Reply 800 of 871, by dartfrog
myne wrote on 2025-05-26, 10:52:Why does yours look so much prettier?
I know, I was wondering the same thing! Seeing the PCI connections so direct, makes me think we can do full length matched PCI traces, and let the ISA section be a mess/some % tolerance for lengths. Since ISA and PCI are generally low frequency buses, I'm not sure lengths will even matter much though. There's far more room to play with on ISA side, so it makes sense to route PCI first then ISA. Although I did some trace length calculations and I'm not even sure it would matter on PCI either? At 30ns clock period (33MHz PCI), even 6 inches of trace length difference only adds ~1ns of skew, which is usually within PCI's timing budget. So a 1 inch trace vs 7 inch trace on PCI would likely be fine. (IT8888 only does 33MHz PCI)
Basically I think we don't really need to worry about lengths and we can make it look as good as far as we are willing to put the time in. (I only bring matched lengths up because almost all pci cards I have, have length matched traces but I don't think it matters much for us, maybe it does for PCI graphics/sounds cards I guess.)
rasteri wrote on 2025-05-26, 15:44:When I lay out a board I try and get as much routing done on the component side as possible, then leave the bottom side for a gr […]

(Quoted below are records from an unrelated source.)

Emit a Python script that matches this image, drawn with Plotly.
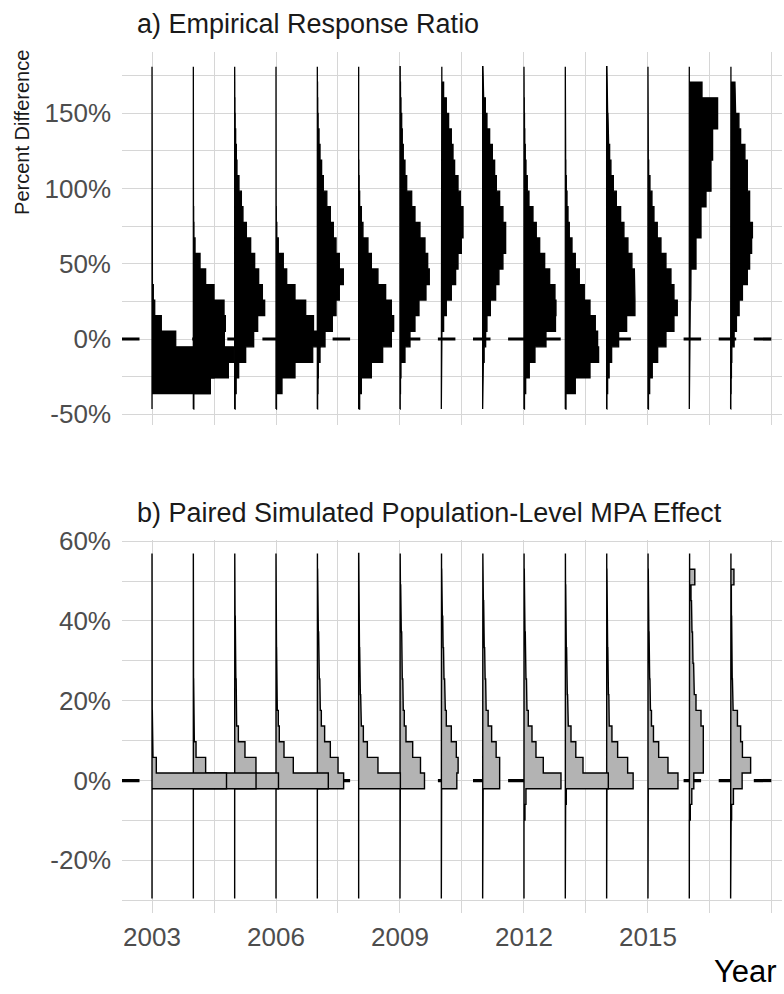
import numpy as np
import plotly.graph_objects as go

# ---------------- data ----------------
years = list(range(2003, 2018))

# histogram bin edges (percent difference), 22 bins per panel
edges_a = np.linspace(-46.5, 180.83, 23)
edges_b = np.linspace(-29.56, 56.9, 23)

# panel a: empirical response ratio, binned densities (bottom bin -> top bin)
dens_a_2003 = [0, 58, 62, 55, 23.7, 9.3, 2.7, 1.3, 0.4, 0.2, 0.1, 0.05, 0, 0, 0, 0, 0, 0, 0, 0, 0, 0]
dens_a_2004 = [0.5, 17, 35, 40, 31, 32, 30.7, 20.7, 12.3, 6.7, 1.7, 0.6, 0.3, 0.1, 0, 0, 0, 0, 0, 0, 0, 0]
dens_a_2005 = [0.5, 1.5, 4, 11, 19, 23, 30, 27.7, 24, 20, 16, 11.7, 8.3, 6.7, 4.3, 2.3, 1.7, 1, 0.5, 0.3, 0.1, 0]
dens_a_2006 = [0.5, 6, 19, 36.7, 44, 37.5, 29.7, 19, 10.7, 7.3, 2.3, 0.8, 0.3, 0.1, 0, 0, 0, 0, 0, 0, 0, 0]
dens_a_2007 = [0.3, 0.7, 1, 2.7, 7.7, 15, 18.7, 22, 26, 22, 18.7, 16, 13, 9.5, 6, 4.3, 2.7, 1.7, 0.8, 0.4, 0.2, 0]
dens_a_2008 = [1, 2.7, 12.7, 24, 32.7, 35, 32.7, 27, 19.3, 12.7, 9.3, 4.3, 2.7, 1, 0.5, 0.2, 0, 0, 0, 0, 0, 0]
dens_a_2009 = [0.2, 0.5, 1, 5, 10, 15, 19, 26, 29.3, 27.7, 25, 20, 15, 11.7, 6.7, 5, 3.3, 2.3, 1.7, 1, 0.5, 0.2]
dens_a_2010 = [0.1, 0.2, 0.3, 0.4, 0.6, 2.3, 5, 10, 14.3, 16.7, 20, 21.7, 21.7, 19, 16.7, 13.3, 11.7, 10, 7.3, 5, 2.3, 0.5]
dens_a_2011 = [0.1, 0.3, 0.7, 1.5, 3, 4.3, 7.7, 13, 16.3, 20.3, 23, 23, 20.3, 17, 13.7, 12, 9.7, 7, 4.3, 2.7, 1, 0.3]
dens_a_2012 = [0.5, 1.7, 5.3, 11, 22, 31.5, 32, 31, 25.7, 20.7, 15.7, 12.3, 9, 5, 3.3, 2, 1.3, 0.8, 0.5, 0.3, 0.1, 0]
dens_a_2013 = [0.7, 10, 24.7, 33.3, 32.3, 30, 24.7, 19, 14, 10, 6.7, 4, 2.7, 1.7, 1, 0.5, 0.3, 0.2, 0.1, 0, 0, 0]
dens_a_2014 = [0.3, 1, 2.5, 5, 12, 20, 28.3, 28.3, 27.7, 25.3, 21.3, 17.3, 14, 9.7, 6.7, 4.3, 3, 2, 1.3, 1, 0.7, 0.3]
dens_a_2015 = [0.5, 1.7, 4.3, 9.7, 18, 26, 29.3, 26, 23, 18, 13, 9.3, 6, 4, 2, 0.7, 0.3, 0.3, 0.2, 0.1, 0, 0]
dens_a_2016 = [0.1, 0.2, 0.3, 0.4, 0.5, 0.7, 1, 1.5, 1.7, 6.7, 6.7, 11.7, 11.7, 16.7, 21.7, 21.7, 23.3, 23.3, 28.3, 28.3, 12.7, 0]
dens_a_2017 = [0.2, 0.5, 0.8, 1.2, 3.5, 5.8, 8.5, 11.8, 16.7, 19, 21, 21.8, 19, 19, 16.7, 16.7, 14.3, 10, 8.3, 5, 4.3, 0.3]

# panel b: paired simulated population-level MPA effect, binned densities
dens_b_2003 = [0, 0, 0, 0, 0, 0, 0, 74.5, 4.3, 1, 0.5, 0.3, 0.2, 0.1, 0, 0, 0, 0, 0, 0, 0, 0]
dens_b_2004 = [0, 0, 0, 0, 0, 0, 0, 62.7, 12.3, 2.7, 1, 0.6, 0.4, 0.3, 0.2, 0.2, 0.1, 0.1, 0, 0, 0, 0]
dens_b_2005 = [0, 0, 0, 0, 0, 0, 0, 43.8, 21.3, 10.3, 3.7, 2, 1.8, 1.5, 1.2, 1, 0.8, 0.6, 0.4, 0.3, 0.2, 0.1]
dens_b_2006 = [0, 0, 0, 0, 0, 0, 0, 52.3, 17.3, 8, 3.3, 2.3, 1.3, 1, 0.8, 0.6, 0.5, 0.4, 0.3, 0.2, 0.1, 0]
dens_b_2007 = [0, 0, 0, 0, 0, 0, 0, 26.3, 20.7, 13, 7.3, 4, 3, 2.5, 2, 1.7, 1.3, 1, 0.7, 0.5, 0.3, 0.1]
dens_b_2008 = [0, 0, 0, 0, 0, 0, 0, 41.7, 19.3, 8.7, 4.7, 2.7, 2, 1.7, 1.3, 1, 0.8, 0.6, 0.4, 0.3, 0.2, 0.1]
dens_b_2009 = [0, 0, 0, 0, 0, 0, 0.3, 24.5, 20.5, 12.7, 6, 4.3, 3.3, 2.8, 2.3, 2, 1.7, 1.3, 1, 0.7, 0.4, 0.2]
dens_b_2010 = [0, 0, 0, 0, 0, 0, 0.3, 15.5, 16.8, 15, 10, 5, 4, 3.3, 2.7, 2.2, 1.8, 1.4, 1, 0.7, 0.4, 0.2]
dens_b_2011 = [0, 0, 0, 0, 0, 0, 0.5, 17, 17, 13.5, 9, 5.5, 3.5, 3, 2.5, 2, 1.6, 1.3, 1, 0.7, 0.4, 0.2]
dens_b_2012 = [0, 0, 0, 0, 0, 1.0, 2.0, 37, 19.3, 12, 8, 4.3, 3, 2.5, 2, 1.7, 1.3, 1, 0.7, 0.5, 0.3, 0.1]
dens_b_2013 = [0, 0, 0, 0, 0, 0.3, 1, 43, 17.7, 10.5, 5.7, 3, 2.3, 2, 1.7, 1.3, 1, 0.8, 0.6, 0.4, 0.2, 0.1]
dens_b_2014 = [0, 0, 0, 0, 0, 0, 0.3, 26.5, 21, 11, 5.3, 2.6, 2.2, 1.8, 1.5, 1.2, 1, 0.8, 0.6, 1.0, 0.3, 0.1]
dens_b_2015 = [0, 0, 0, 0, 0, 0, 0.3, 30, 20, 10.7, 5.5, 3.5, 2.5, 2, 1.7, 1.4, 1.1, 0.9, 0.7, 0.5, 0.3, 0.1]
dens_b_2016 = [0, 0, 0, 0, 0, 1, 2.5, 4.5, 14, 13.3, 14, 11.7, 6.7, 5, 4.3, 3.7, 3.2, 2.7, 2.2, 1.7, 5.5, 0.3]
dens_b_2017 = [0, 0, 0, 0, 0.5, 1, 2.8, 11.5, 20, 11.8, 10, 6.8, 2.5, 1.8, 1.6, 1.4, 1.2, 1, 0.8, 0.7, 3.3, 0.3]

ytick_vals_a = [-50, 0, 50, 100, 150]
ytick_text_a = ["-50%", "0%", "50%", "100%", "150%"]
ytick_vals_b = [-20, 0, 20, 40, 60]
ytick_text_b = ["-20%", "0%", "20%", "40%", "60%"]
xtick_vals = [2003, 2006, 2009, 2012, 2015]
xtick_text = ["2003", "2006", "2009", "2012", "2015"]
reference_value = 0  # dashed "no effect" line

title_a = "a) Empirical Response Ratio"
title_b = "b) Paired Simulated Population-Level MPA Effect"

# ---------------- build ----------------
dens_a = {2003: dens_a_2003, 2004: dens_a_2004, 2005: dens_a_2005, 2006: dens_a_2006,
          2007: dens_a_2007, 2008: dens_a_2008, 2009: dens_a_2009, 2010: dens_a_2010,
          2011: dens_a_2011, 2012: dens_a_2012, 2013: dens_a_2013, 2014: dens_a_2014,
          2015: dens_a_2015, 2016: dens_a_2016, 2017: dens_a_2017}
dens_b = {2003: dens_b_2003, 2004: dens_b_2004, 2005: dens_b_2005, 2006: dens_b_2006,
          2007: dens_b_2007, 2008: dens_b_2008, 2009: dens_b_2009, 2010: dens_b_2010,
          2011: dens_b_2011, 2012: dens_b_2012, 2013: dens_b_2013, 2014: dens_b_2014,
          2015: dens_b_2015, 2016: dens_b_2016, 2017: dens_b_2017}

RIDGE_SCALE = 1 / 41.33  # density units -> years of horizontal extent
XRANGE = [2002.274, 2018.243]


def ridge_xy(year, dens, edges):
    xs = [year]
    ys = [edges[0]]
    for i, d in enumerate(dens):
        h = year + d * RIDGE_SCALE
        xs += [h, h]
        ys += [edges[i], edges[i + 1]]
    xs += [year, year]
    ys += [edges[-1], edges[0]]
    return xs, ys


fig = go.Figure()

dash_line = dict(color="black", width=3.2, dash="17.5px,17.6px")
# dashed zero lines first so the ridges cover them
fig.add_trace(go.Scatter(x=XRANGE, y=[reference_value] * 2, mode="lines", line=dash_line,
                         xaxis="x", yaxis="y", showlegend=False, hoverinfo="skip"))
fig.add_trace(go.Scatter(x=XRANGE, y=[reference_value] * 2, mode="lines", line=dash_line,
                         xaxis="x2", yaxis="y2", showlegend=False, hoverinfo="skip"))

# earlier years drawn last (on top), as in ggridges
for yr in reversed(years):
    xs, ys = ridge_xy(yr, dens_a[yr], edges_a)
    fig.add_trace(go.Scatter(x=xs, y=ys, mode="lines", fill="toself",
                             fillcolor="black", line=dict(color="black", width=1.3),
                             xaxis="x", yaxis="y", showlegend=False, hoverinfo="skip"))
for yr in reversed(years):
    xs, ys = ridge_xy(yr, dens_b[yr], edges_b)
    fig.add_trace(go.Scatter(x=xs, y=ys, mode="lines", fill="toself",
                             fillcolor="#b3b3b3", line=dict(color="black", width=1.4),
                             xaxis="x2", yaxis="y2", showlegend=False, hoverinfo="skip"))

FONT = "Liberation Sans, Arial, Helvetica, sans-serif"
GRID = "#d6d6d6"
TICKC = "#4d4d4d"

xminor = [2001.5, 2004.5, 2007.5, 2010.5, 2013.5, 2016.5, 2018]
common_x = dict(range=XRANGE, tickmode="array", tickvals=xtick_vals,
                showgrid=True, gridcolor=GRID, gridwidth=1.1, zeroline=False,
                showline=False, ticks="",
                minor=dict(tickmode="array", tickvals=xminor, showgrid=True,
                           gridcolor=GRID, gridwidth=1.0, ticks=""))

fig.update_layout(
    width=784, height=994, autosize=False,
    margin=dict(l=122, r=2, t=52, b=81),
    paper_bgcolor="white", plot_bgcolor="white",
    font=dict(family=FONT, color=TICKC),
    xaxis=dict(domain=[0, 1], anchor="y", showticklabels=False, **common_x),
    xaxis2=dict(domain=[0, 1], anchor="y2", matches="x", showticklabels=True,
                ticktext=xtick_text, tickfont=dict(size=26, color=TICKC, family=FONT),
                ticklabelstandoff=6, **common_x),
    yaxis=dict(domain=[0.56678, 1], anchor="x", range=[-57.1, 190.6],
               tickmode="array", tickvals=ytick_vals_a, ticktext=ytick_text_a,
               tickfont=dict(size=26, color=TICKC, family=FONT), ticklabelstandoff=10,
               showgrid=True, gridcolor=GRID, gridwidth=1.1, zeroline=False, ticks="",
               minor=dict(tickmode="array", tickvals=[-25, 25, 75, 125, 175],
                          showgrid=True, gridcolor=GRID, gridwidth=1.0, ticks="")),
    yaxis2=dict(domain=[0, 0.43322], anchor="x2", range=[-33.2, 60.3],
                tickmode="array", tickvals=ytick_vals_b, ticktext=ytick_text_b,
                tickfont=dict(size=26, color=TICKC, family=FONT), ticklabelstandoff=10,
                showgrid=True, gridcolor=GRID, gridwidth=1.1, zeroline=False, ticks="",
                minor=dict(tickmode="array", tickvals=[-30, -10, 10, 30, 50],
                           showgrid=True, gridcolor=GRID, gridwidth=1.0, ticks="")),
)

fig.add_annotation(text=title_a, xref="paper", yref="paper", x=0.0197, y=1.0325,
                   xanchor="left", yanchor="middle", showarrow=False,
                   font=dict(size=27, color="#1a1a1a", family=FONT))
fig.add_annotation(text=title_b, xref="paper", yref="paper", x=0.0197, y=0.4646,
                   xanchor="left", yanchor="middle", showarrow=False,
                   font=dict(size=27, color="#1a1a1a", family=FONT))
fig.add_annotation(text="Percent Difference", xref="paper", yref="paper",
                   x=-0.1515, y=0.906, xanchor="center", yanchor="middle",
                   textangle=-90, showarrow=False,
                   font=dict(size=20, color="#1a1a1a", family=FONT))
fig.add_annotation(text="Year", xref="paper", yref="paper", x=1, y=-0.0685,
                   xanchor="right", yanchor="middle", xshift=-3, showarrow=False,
                   font=dict(size=31, color="black", family=FONT))

fig.write_html("out.html", config={"displayModeBar": False},
               post_script="document.body.style.margin='0';"
                           "document.body.style.overflow='hidden';")
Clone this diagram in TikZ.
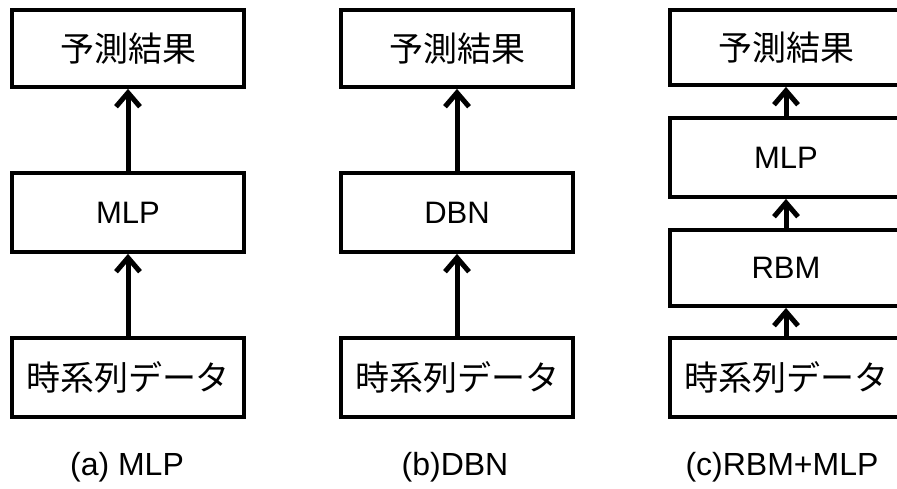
\documentclass[tikz,border=0pt]{standalone}
\usepackage{fontspec}
\setmainfont{Liberation Sans}
\newfontfamily\jpfont{Noto Sans CJK JP}
\usetikzlibrary{arrows.meta}
\tikzset{
  box/.style={draw=black, line width=3.8pt, minimum width=232pt, inner sep=0pt, fill=white},
  jp/.style={font=\jpfont\fontsize{34}{36}\selectfont},
  lat/.style={font=\fontsize{31}{34}\selectfont},
  conn/.style={line width=5pt, -{Straight Barb[length=14pt,width=24pt,line width=5pt]}},
  caplabel/.style={font=\fontsize{32}{34}\selectfont}
}
\begin{document}
\begin{tikzpicture}[x=1pt,y=-1pt]
\useasboundingbox (0,0) rectangle (897,488);
\clip (0,0) rectangle (897,488);
% (a)
\node[box, jp, minimum height=77pt] (a3) at (128,48.5) {予測結果};
\node[box, lat, minimum height=79pt] (a2) at (128,212.5) {MLP};
\node[box, jp, minimum height=79pt] (a1) at (128,377.5) {時系列データ};
\draw[conn] (a1) -- (a2);
\draw[conn] (a2) -- (a3);
\node[caplabel] (la) at (127,467) {(a) MLP};
% (b)
\node[box, jp, minimum height=77pt] (b3) at (457,48.5) {予測結果};
\node[box, lat, minimum height=79pt] (b2) at (457,212.5) {DBN};
\node[box, jp, minimum height=79pt] (b1) at (457,377.5) {時系列データ};
\draw[conn] (b1) -- (b2);
\draw[conn] (b2) -- (b3);
\node[caplabel] (lb) at (455,467) {(b)DBN};
% (c)
\node[box, jp, minimum height=75pt] (c4) at (786,47.5) {予測結果};
\node[box, lat, minimum height=79pt] (c3) at (786,157.5) {MLP};
\node[box, lat, minimum height=76pt] (c2) at (786,268) {RBM};
\node[box, jp, minimum height=79pt] (c1) at (786,377.5) {時系列データ};
\draw[conn] (c1) -- (c2);
\draw[conn] (c2) -- (c3);
\draw[conn] (c3) -- (c4);
\node[caplabel] (lc) at (782,467) {(c)RBM+MLP};
\end{tikzpicture}
\end{document}
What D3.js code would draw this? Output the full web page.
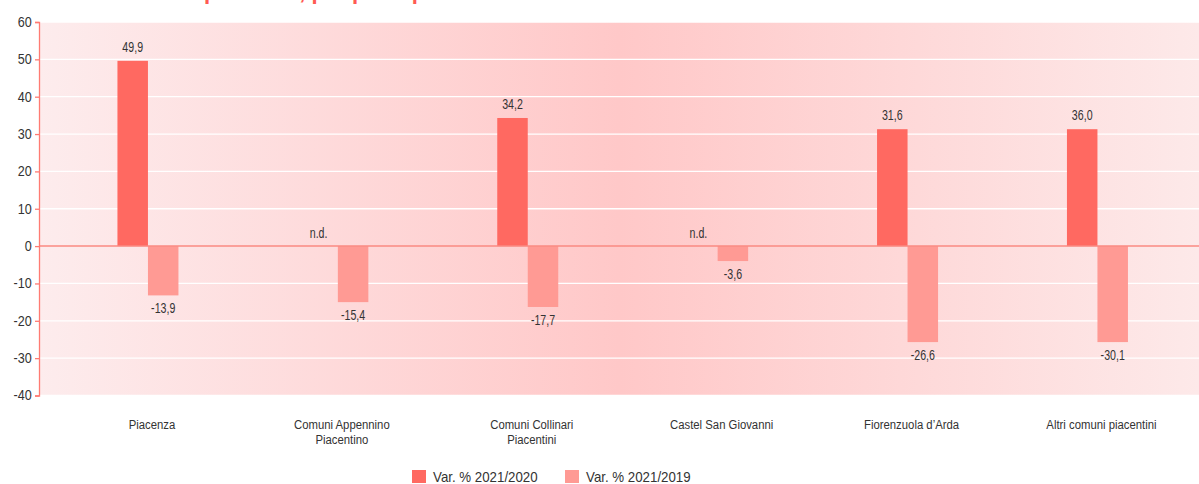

When I lay out a board I try and get as much routing done on the component side as possible, then leave the bottom side for a ground plane. So the first thing I do for all PCI signals is get them onto the top side.
I'm guessing freerouter prefers to leave signals on the layer they start on, which for the PCI edge connector is sometimes the bottom side.
Also just in general hand-routed boards always look prettier than autorouted ones 😀If it's any consolation, my ISA section is a complete mess :
I was going to say the ISA pins are what mess up the routing from what I was experiencing. The SA/SD pin placement on the IT8888 are wack imo. Idk why they split them up like they did. The chip layout essentially treats the ISA data bus as a low byte + optional high byte setup rather than one unified 16 bit bus which combined with the layout of control signals makes the ISA stuff a right mess from the start.
Yeah Freerouter is terrible for high pin counts, I'm sure it's good for low pin count but with the amount of connections there are, it doesn't seem to be able to handle it at all. I was surprised myne got a functional routing from it at all, it would just loop for far too long on my end. It seems to have zero logic and just basically throws traces willy nilly. I wonder if making buses on schematic side would influence it's trace routing but I doubt it.